= Self-validating reduction =

A self-validating reduction is kind of self-fulfilling prophecy of which the result is a dramatic reduction in a person, group, or natural being. This term was coined by Anthony Weston and used in his book Back to Earth in 1994. Following Weston's work, Bob Jickling, et al. in Environmental Education, Ethics, and Action (United Nations Education Program (UNEP), 2006) wrote:
A self-validating reduction is a self-fulfilling prophecy in which one of the main effects of the "prophecy" is to reduce someone or something in the world. It acts to make that person or thing less than they, or it, are or could be; or it diminishes some part of the world’s richness, depth and promise.
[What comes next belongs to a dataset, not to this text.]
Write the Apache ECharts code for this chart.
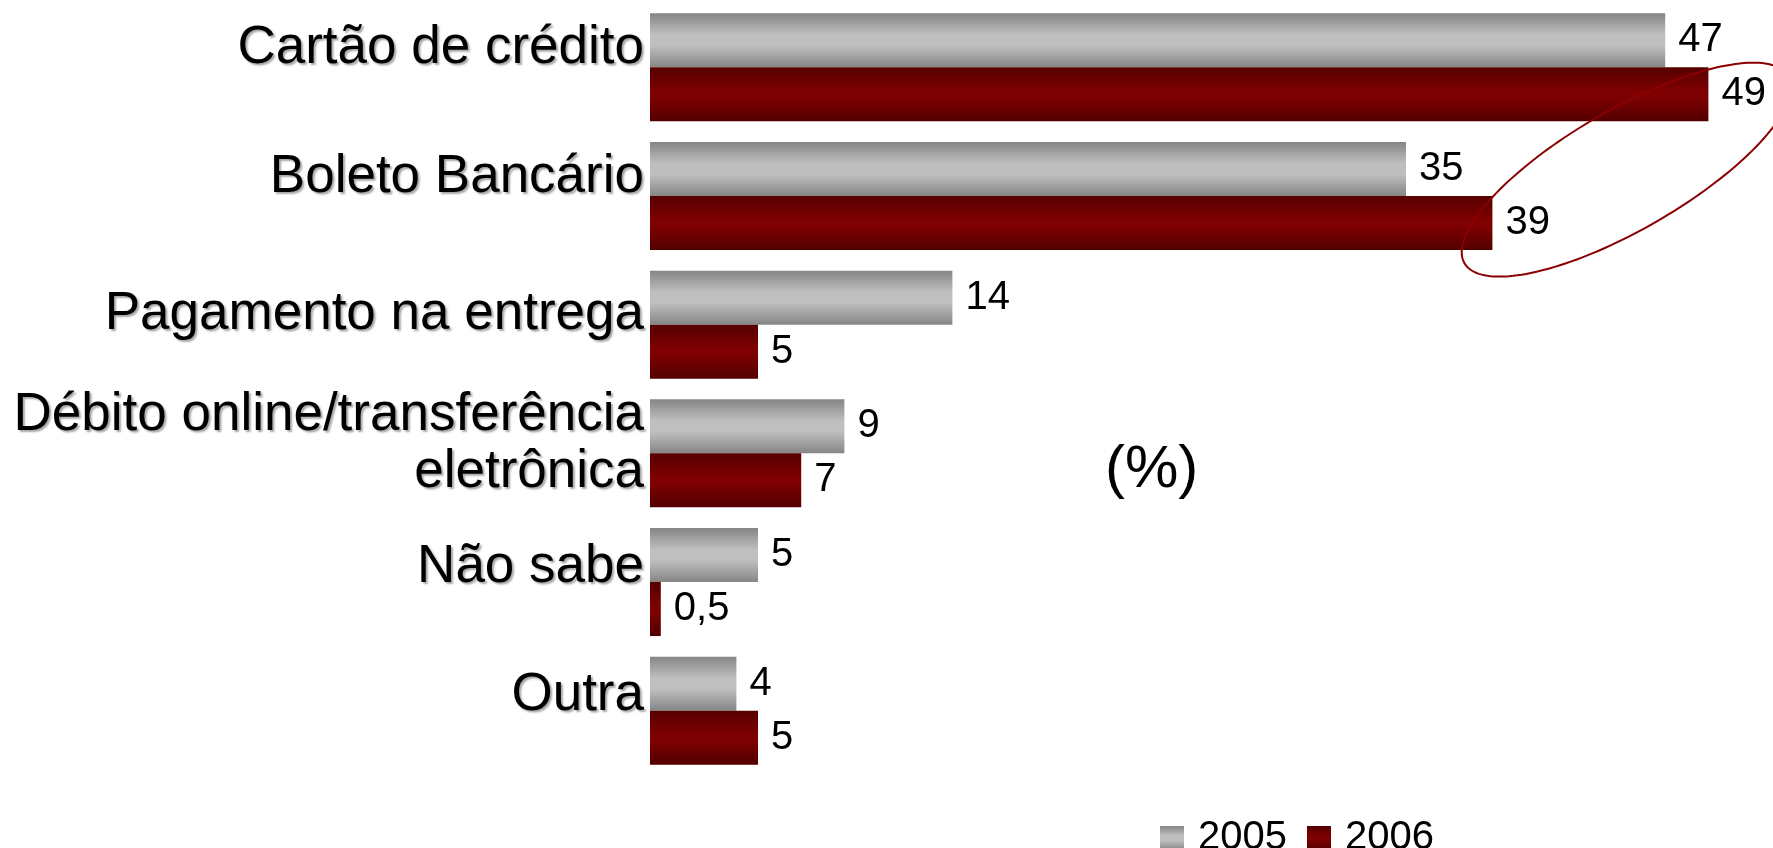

And, this reduction in turn feeds back, not only to justify the original "prophecy" but also to perpetuate it.

== Definition and examples ==

According to Thomas Schelling’s classic (1978) treatment, the term “self-fulfilling prophecy” originally referred to a process in which a negative but quite possibly baseless expectation or prediction generates a feedback loop that ends by producing exactly the expected negative result: the diminution or defeat of something originally stable and seemingly solid. The standard example is a run on an initially solvent bank that can accelerate into a panic and drive the bank into bankruptcy simply because very few banks, however well-managed, can cash out large numbers of depositors upon unexpected demand. The term has since broadened greatly, however, to include any self-augmenting expectation, prediction, or disposition, many of which can also have positive effects. High self-esteem, however ill-founded, may produce more confident and capable acts, hence "fulfilling" itself. Other interpersonal expectations such as predictions of student success, initially quite baseless, can produce student success through subtly altering the expectations of their teachers.

A 1996 article by philosopher Anthony Weston refocused on part of what Schelling described as the original denotation of “self-fulfilling prophecy” using the more specific term “self-validating reduction”. The "reduction" is an actual change – some kind of deprivation, loss, or diminution – not merely a "prophecy" in the sense of an attitude change in another person or society at large; and a change that comes to justify or "validate" a changed judgment of the person changed or reduced, specifically by ignoring the actual cause of the reduction and attributing it instead to the essential character of the reduced person(s) instead.

For example, the abolitionist Frederick Douglass pointed out that

 Ignorance and depravity, and the inability to arise from degradation to civilization and respectability, are the most usual allegations against the oppressed. The evils most fostered by slavery and oppression are precisely those which slaveholders and oppressors would transfer from their system to the inherent character of their victims. Thus the very crimes of slavery become slavery’s best defense. By making the enslaved a character fit only for slavery, they excuse themselves for failing to make the slave a freeman.

Among many other possible examples are the Nazi concentration camps, designed to destroy the inmates' very humanity and thus to validate the Nazis’ prejudices and make systematic murder possible; and the ways in which prejudiced persons, convinced of (say) a co-worker's incapacity or inequality, are likely to reduce their co-workers to uncooperative antagonists: missing their own contribution to the process, they will then naturally conclude that their co-workers – not themselves – are incapable of good work.

== Other animals and nature ==

Self-validating reduction applies beyond the human sphere as well. For example, wild animals who were not originally hostile or wary become that way upon being hunted. Scientific research on other animals that tends to avoid calling on their social instincts, in the name of objectivity, may in fact drive them away and actually induce an avoidance of humans that then is taken to be an objective and independent fact about them. Highly confined and managed animals under "factory farming" can be reduced to a state of social and physical dysfunction that seems to be their "inherent character", as Douglass puts it, thus making their treatment less morally troubling, and thereby making them more available for further reduction in turn.

The ecological critic Paul Shepard noted that land can be reduced in self-validating ways as well, as when Isaiah commands Israel to “tear down the [pagan] altars, break their images, cut down their groves” – so that it becomes true, as it may not have been initially, that only the other world, beyond nature, is truly sacred. Shepard called this kind of self-validating reduction “the evangelical desacralizing of place”.